Algunos caminan, otros vienen de hasta a tres en bicicletas, como Cristóbal Quilelli, que pedaleó durante tres horas para que su mujer y su hija de cinco años, que padecían fiebre y tos, fuesen atendidas.
Domingo Antonio, de 69 años, y Félix Gutiérrez, de 73, viajaron todo un día para atenderse, el primero por problemas en un riñón, corazón y próstata; y el otro, por dolores articulares.
Los pacientes reciben los medicamentos de forma gratuita y, una vez al año, la fundación organiza la visita de unos 30 especialistas que atienden a unas 1.800 personas en pocos días.
Francia es uno de los principales socios de Maniapure, con donaciones de unos 600.000 euros (USD 677.000) al año.

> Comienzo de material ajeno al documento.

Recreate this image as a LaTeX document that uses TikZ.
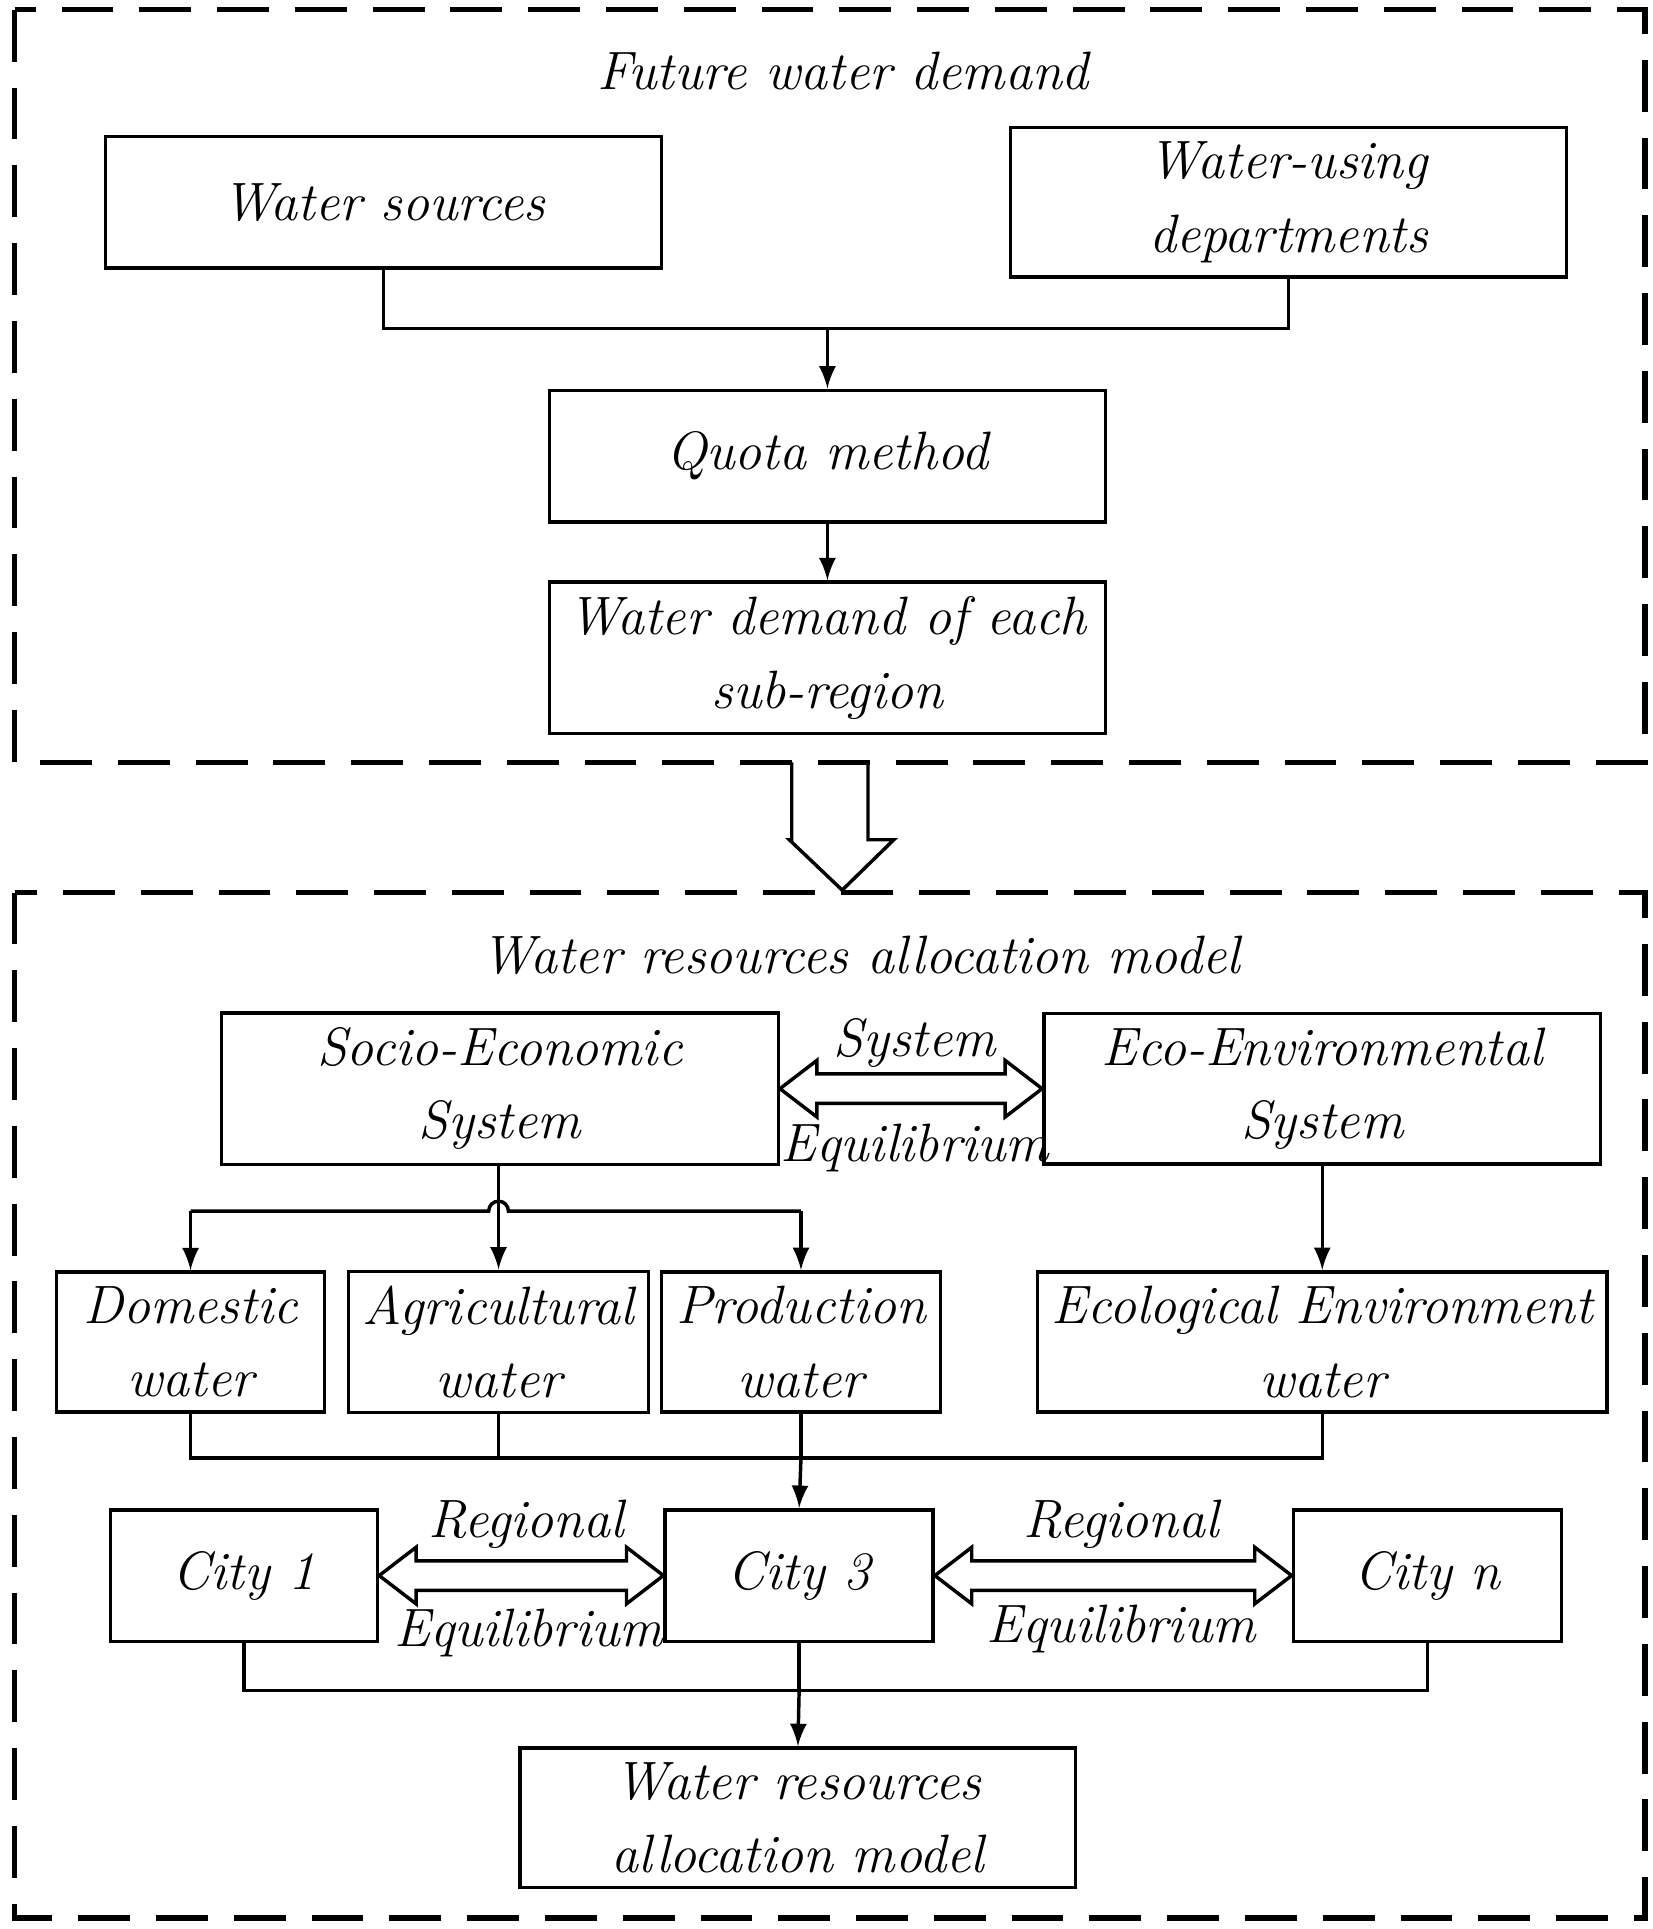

La fundación ha dotado además con equipos, medicinas, internet a muchos ambulatorios públicos de la zona, abandonados, además de dar formaciones profesionales para la atención médica.
«He llorado aquí, he sufrido», dice Marlene Campos, una enfermera en La Urbana, remoto caserío donde ahora puede lidiar con casos que antes tenía que referir al hospital de Caicara, a varias horas de distancia. «Cuando llegué quería irme. Ahora me siento útil».